• [Exercise]:
Every line that contains "chart" counts once; give the total number of such lines, with no other words.

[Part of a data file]
--------------------------------------------------

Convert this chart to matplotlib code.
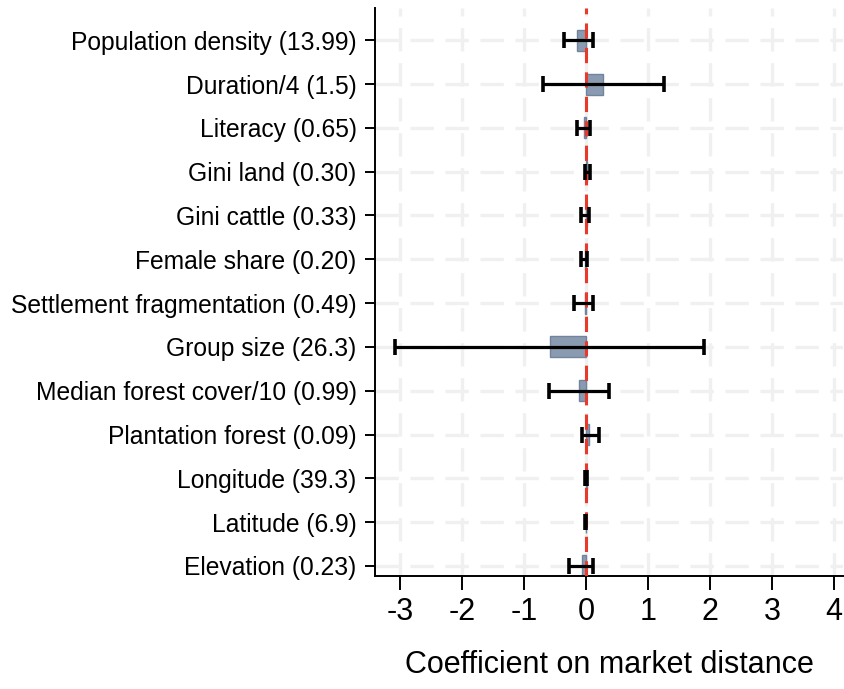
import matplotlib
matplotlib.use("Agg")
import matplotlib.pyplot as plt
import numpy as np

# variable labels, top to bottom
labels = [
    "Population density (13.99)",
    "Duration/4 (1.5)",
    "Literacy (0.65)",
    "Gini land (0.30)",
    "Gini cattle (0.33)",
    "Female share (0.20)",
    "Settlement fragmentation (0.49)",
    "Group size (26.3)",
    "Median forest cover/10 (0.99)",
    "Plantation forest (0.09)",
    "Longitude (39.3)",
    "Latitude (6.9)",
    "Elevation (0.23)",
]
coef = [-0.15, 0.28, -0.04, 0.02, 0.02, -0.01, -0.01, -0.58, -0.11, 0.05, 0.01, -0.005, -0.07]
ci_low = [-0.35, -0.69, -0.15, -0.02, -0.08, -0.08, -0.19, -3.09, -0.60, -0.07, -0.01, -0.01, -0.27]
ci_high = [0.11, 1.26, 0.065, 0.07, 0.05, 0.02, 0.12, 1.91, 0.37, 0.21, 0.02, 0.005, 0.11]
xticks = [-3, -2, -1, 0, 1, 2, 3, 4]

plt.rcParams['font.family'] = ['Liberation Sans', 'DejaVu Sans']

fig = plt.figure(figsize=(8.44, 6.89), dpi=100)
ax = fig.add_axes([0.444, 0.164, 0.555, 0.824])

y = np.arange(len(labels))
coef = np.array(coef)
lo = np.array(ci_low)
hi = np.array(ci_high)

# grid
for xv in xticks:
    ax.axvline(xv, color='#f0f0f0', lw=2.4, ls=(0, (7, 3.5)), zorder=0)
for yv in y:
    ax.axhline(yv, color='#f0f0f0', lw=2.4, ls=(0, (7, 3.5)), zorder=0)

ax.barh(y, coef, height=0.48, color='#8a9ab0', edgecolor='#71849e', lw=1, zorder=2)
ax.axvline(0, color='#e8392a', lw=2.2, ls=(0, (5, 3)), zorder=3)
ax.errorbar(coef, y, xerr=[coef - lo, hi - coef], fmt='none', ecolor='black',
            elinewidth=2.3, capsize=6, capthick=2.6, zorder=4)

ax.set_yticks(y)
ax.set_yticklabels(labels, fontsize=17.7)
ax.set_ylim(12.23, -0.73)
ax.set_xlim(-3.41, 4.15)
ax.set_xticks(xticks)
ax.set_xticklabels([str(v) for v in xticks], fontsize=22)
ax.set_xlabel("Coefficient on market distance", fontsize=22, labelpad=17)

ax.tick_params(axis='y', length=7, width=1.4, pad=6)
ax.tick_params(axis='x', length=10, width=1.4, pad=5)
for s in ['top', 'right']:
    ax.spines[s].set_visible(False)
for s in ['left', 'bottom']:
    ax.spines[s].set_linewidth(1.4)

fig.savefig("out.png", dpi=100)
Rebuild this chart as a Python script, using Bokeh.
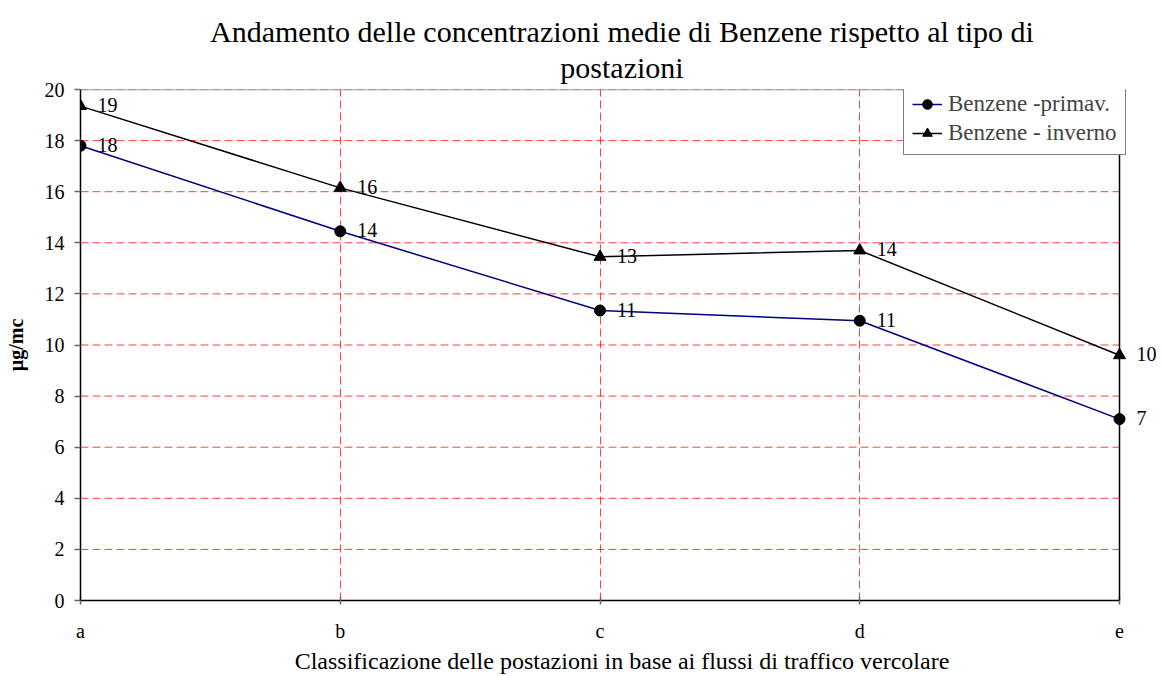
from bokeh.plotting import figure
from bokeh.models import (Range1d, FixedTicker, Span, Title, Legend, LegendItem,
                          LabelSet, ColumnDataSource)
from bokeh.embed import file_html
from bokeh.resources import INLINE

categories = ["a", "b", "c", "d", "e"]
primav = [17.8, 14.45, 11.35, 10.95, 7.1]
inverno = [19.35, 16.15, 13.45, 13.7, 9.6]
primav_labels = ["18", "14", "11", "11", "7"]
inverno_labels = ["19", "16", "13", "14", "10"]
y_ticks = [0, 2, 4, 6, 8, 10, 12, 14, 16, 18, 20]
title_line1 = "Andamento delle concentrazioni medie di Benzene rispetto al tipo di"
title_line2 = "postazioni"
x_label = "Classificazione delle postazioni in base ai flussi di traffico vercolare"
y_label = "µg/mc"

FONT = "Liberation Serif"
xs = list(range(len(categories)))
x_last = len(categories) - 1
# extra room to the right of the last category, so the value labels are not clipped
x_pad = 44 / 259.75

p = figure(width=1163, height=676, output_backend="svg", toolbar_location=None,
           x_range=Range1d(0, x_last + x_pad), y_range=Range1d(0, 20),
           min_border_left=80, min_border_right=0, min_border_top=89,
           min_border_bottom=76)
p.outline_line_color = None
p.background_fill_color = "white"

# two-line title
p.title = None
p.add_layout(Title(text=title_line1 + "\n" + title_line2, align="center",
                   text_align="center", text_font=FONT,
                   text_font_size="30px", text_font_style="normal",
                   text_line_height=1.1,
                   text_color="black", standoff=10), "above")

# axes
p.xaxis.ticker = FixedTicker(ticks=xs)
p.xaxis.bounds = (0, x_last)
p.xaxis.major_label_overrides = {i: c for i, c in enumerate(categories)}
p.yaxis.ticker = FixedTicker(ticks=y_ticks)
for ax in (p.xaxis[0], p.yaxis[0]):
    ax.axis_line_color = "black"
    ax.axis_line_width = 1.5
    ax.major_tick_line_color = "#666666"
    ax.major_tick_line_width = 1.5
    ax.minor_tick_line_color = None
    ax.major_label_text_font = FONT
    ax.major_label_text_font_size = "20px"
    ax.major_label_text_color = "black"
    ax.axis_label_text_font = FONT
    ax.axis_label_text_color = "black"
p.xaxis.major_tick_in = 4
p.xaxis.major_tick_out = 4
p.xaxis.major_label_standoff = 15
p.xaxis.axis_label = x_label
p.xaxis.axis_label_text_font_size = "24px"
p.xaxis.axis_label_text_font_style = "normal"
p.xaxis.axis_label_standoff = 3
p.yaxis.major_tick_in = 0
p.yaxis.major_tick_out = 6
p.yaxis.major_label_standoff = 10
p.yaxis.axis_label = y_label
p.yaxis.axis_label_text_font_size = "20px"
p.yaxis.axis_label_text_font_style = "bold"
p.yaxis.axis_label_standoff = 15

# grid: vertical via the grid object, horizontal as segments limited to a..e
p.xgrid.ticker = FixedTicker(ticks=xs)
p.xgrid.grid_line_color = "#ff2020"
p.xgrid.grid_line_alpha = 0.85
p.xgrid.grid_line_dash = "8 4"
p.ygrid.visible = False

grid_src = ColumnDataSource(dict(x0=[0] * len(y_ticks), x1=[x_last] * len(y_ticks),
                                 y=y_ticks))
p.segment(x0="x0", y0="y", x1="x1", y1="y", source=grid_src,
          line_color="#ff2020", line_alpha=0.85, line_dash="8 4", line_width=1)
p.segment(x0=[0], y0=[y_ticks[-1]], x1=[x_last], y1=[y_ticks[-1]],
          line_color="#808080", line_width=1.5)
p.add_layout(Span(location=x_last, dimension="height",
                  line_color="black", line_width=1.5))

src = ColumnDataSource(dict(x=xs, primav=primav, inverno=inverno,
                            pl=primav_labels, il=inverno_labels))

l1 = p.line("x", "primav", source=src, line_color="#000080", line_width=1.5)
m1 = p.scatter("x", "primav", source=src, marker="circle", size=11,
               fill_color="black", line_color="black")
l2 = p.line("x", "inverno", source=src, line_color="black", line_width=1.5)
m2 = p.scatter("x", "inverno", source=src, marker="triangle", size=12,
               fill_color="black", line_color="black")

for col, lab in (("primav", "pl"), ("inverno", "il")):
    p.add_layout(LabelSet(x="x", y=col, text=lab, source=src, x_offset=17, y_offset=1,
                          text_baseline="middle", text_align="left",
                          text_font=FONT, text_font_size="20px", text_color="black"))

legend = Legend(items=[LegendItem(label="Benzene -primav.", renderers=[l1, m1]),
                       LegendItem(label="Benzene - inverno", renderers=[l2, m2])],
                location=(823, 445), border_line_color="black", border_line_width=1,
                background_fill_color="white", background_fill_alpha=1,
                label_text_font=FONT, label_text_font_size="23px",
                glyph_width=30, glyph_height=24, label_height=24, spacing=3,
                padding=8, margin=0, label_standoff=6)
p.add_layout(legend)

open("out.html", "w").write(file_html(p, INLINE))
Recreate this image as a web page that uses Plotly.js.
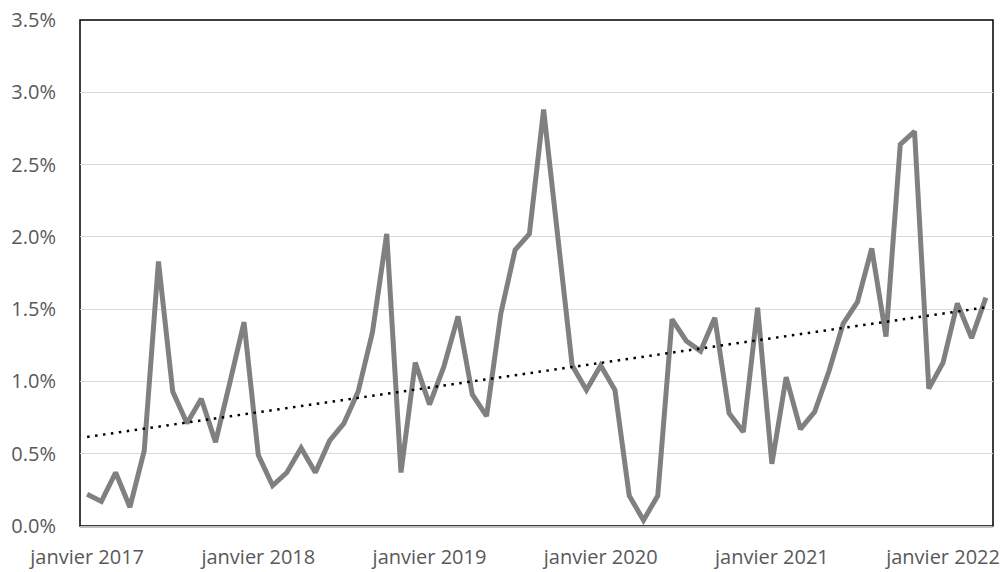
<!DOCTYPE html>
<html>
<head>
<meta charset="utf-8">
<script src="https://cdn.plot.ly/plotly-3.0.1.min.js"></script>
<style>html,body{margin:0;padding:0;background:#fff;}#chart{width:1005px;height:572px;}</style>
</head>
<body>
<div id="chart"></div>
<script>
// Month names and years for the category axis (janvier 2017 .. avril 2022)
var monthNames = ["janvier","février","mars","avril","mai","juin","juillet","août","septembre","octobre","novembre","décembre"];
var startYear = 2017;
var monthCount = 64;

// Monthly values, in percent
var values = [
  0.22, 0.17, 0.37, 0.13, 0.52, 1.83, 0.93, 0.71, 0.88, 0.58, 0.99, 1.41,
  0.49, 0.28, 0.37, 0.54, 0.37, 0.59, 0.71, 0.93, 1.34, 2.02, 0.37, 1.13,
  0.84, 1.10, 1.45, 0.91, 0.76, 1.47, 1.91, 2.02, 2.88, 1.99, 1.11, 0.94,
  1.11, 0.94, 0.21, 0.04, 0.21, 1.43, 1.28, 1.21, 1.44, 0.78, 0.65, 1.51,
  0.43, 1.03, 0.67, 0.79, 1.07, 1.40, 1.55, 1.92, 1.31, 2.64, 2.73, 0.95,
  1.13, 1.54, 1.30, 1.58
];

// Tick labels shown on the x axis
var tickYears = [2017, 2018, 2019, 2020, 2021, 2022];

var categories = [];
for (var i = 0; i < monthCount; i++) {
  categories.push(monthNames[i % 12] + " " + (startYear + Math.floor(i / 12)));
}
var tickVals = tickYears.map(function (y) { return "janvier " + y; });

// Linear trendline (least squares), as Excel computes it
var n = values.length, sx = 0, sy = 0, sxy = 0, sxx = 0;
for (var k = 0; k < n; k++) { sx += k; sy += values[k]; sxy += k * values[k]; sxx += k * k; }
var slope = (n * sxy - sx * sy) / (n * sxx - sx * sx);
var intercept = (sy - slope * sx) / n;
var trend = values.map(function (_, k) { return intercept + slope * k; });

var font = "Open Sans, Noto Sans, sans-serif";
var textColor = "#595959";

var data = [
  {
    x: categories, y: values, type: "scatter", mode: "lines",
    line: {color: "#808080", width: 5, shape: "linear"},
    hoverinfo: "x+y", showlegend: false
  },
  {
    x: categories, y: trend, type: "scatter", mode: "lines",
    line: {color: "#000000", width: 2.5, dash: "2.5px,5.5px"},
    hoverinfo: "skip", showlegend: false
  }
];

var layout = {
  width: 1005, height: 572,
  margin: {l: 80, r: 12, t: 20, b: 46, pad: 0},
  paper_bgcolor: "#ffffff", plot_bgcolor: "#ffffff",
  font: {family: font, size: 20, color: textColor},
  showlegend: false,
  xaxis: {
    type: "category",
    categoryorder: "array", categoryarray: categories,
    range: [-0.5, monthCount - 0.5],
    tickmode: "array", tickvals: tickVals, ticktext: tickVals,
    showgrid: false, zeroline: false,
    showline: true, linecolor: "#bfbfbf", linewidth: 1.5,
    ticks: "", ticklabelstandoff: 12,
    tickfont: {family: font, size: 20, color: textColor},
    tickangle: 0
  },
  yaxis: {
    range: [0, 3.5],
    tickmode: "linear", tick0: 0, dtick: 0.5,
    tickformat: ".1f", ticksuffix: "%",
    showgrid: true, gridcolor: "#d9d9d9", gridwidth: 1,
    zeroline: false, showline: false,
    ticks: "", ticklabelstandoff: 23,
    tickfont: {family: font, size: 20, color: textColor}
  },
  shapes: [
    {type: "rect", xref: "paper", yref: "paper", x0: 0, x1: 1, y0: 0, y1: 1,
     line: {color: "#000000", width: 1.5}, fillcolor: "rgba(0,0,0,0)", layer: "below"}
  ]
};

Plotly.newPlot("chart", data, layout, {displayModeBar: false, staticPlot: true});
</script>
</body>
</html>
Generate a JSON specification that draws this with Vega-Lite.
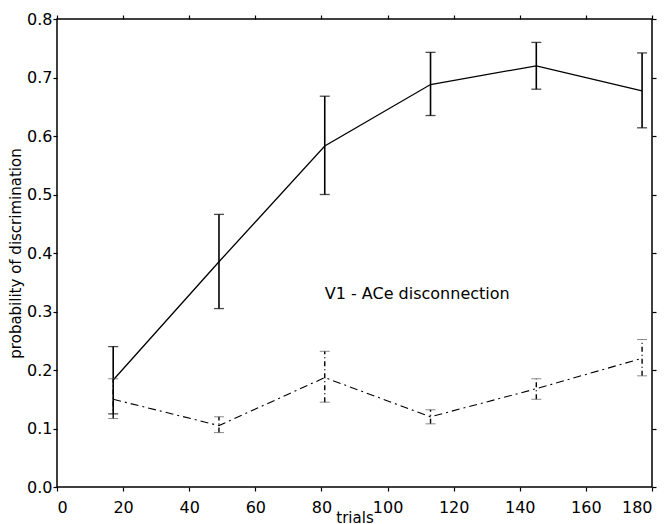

--------------------------------------------------

• [Expected output]:
5